Current Adoption and Global Trends
Floating solar technology has been embraced by countries facing space constraints or those seeking to maximize their renewable energy portfolios. The installed floating solar photovoltaic capacity was around 2.6 GW in 2020 from active projects in more than 35 countries globally. The largest installations are currently in Asia, where high population densities and growing energy demands have driven innovation. For instance, China boasts some of the world’s largest floating solar farms, such as the 320 MW plant in Anhui province, constructed on a former coal mine that has since been flooded. Similarly, Japan has deployed numerous floating solar projects on agricultural reservoirs, contributing to its renewable energy goals.
In Europe, countries like the Netherlands and the United Kingdom are exploring the potential of floating solar farms to complement existing land-based renewable energy projects. The Netherlands’ “Sun on Water” initiative is a pioneering example, integrating solar power generation with water conservation. In the United States, floating solar farms are gaining traction, particularly in states like California, which faces both water scarcity and high land costs.
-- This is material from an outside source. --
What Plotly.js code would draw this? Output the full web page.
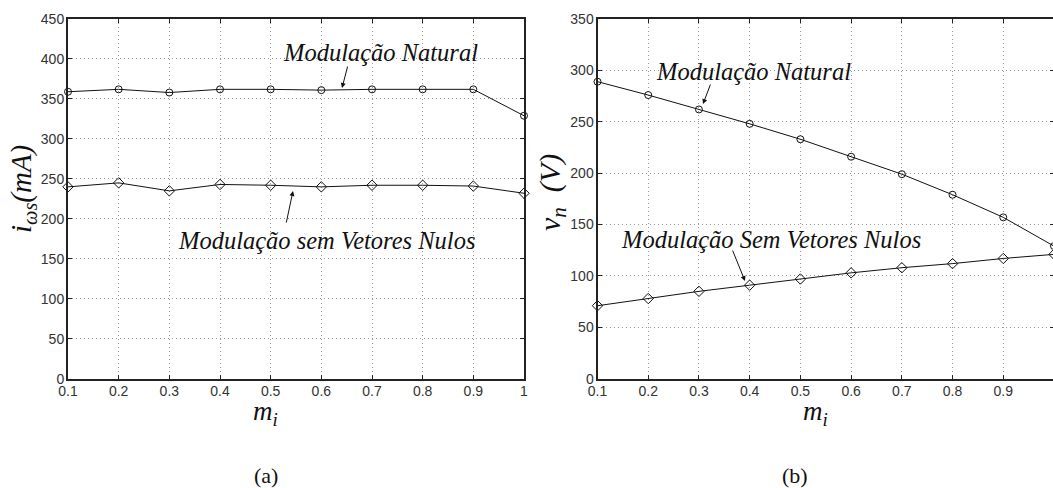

Challenges and Opportunities
Despite their promise, floating solar farms face challenges that must be addressed to ensure widespread adoption. The initial cost of installation is higher than traditional solar projects due to the need for specialised floating structures and anchoring systems. Maintenance in aquatic environments can also be more complex, with biofouling and corrosion posing risks to equipment longevity.
Environmental considerations are another important factor. While floating solar farms can reduce evaporation and inhibit algal blooms, there is a need for careful site selection to avoid disrupting aquatic ecosystems or interfering with recreational activities. Collaboration with environmental scientists is essential to balance renewable energy generation with ecosystem health.
However, the opportunities outweigh the challenges. The global market for floating solar is expanding rapidly, with technological advancements and economies of scale driving down costs. Hybrid projects that combine floating solar farms with hydropower facilities are particularly promising, as they allow for efficient grid integration and energy storage. Additionally, these farms can transform otherwise unusable water bodies, such as flooded mines or industrial reservoirs, into productive assets.
The Future of Floating Solar
Floating solar farms represent an innovative solution to the growing demand for renewable energy, leveraging the untapped potential of water surfaces to address land scarcity and enhance solar efficiency. As governments, businesses, and researchers invest in this technology, floating solar is poised to become a cornerstone of global energy systems. To fully realize its potential, stakeholders must address environmental, economic, and technical challenges through collaboration and innovation.
In a world grappling with the twin challenges of climate change and resource scarcity, floating solar farms offer a sustainable path forward. By expanding the horizons of solar energy, they underscore humanity’s ability to adapt and innovate, harnessing nature’s resources responsibly to power a cleaner, greener future.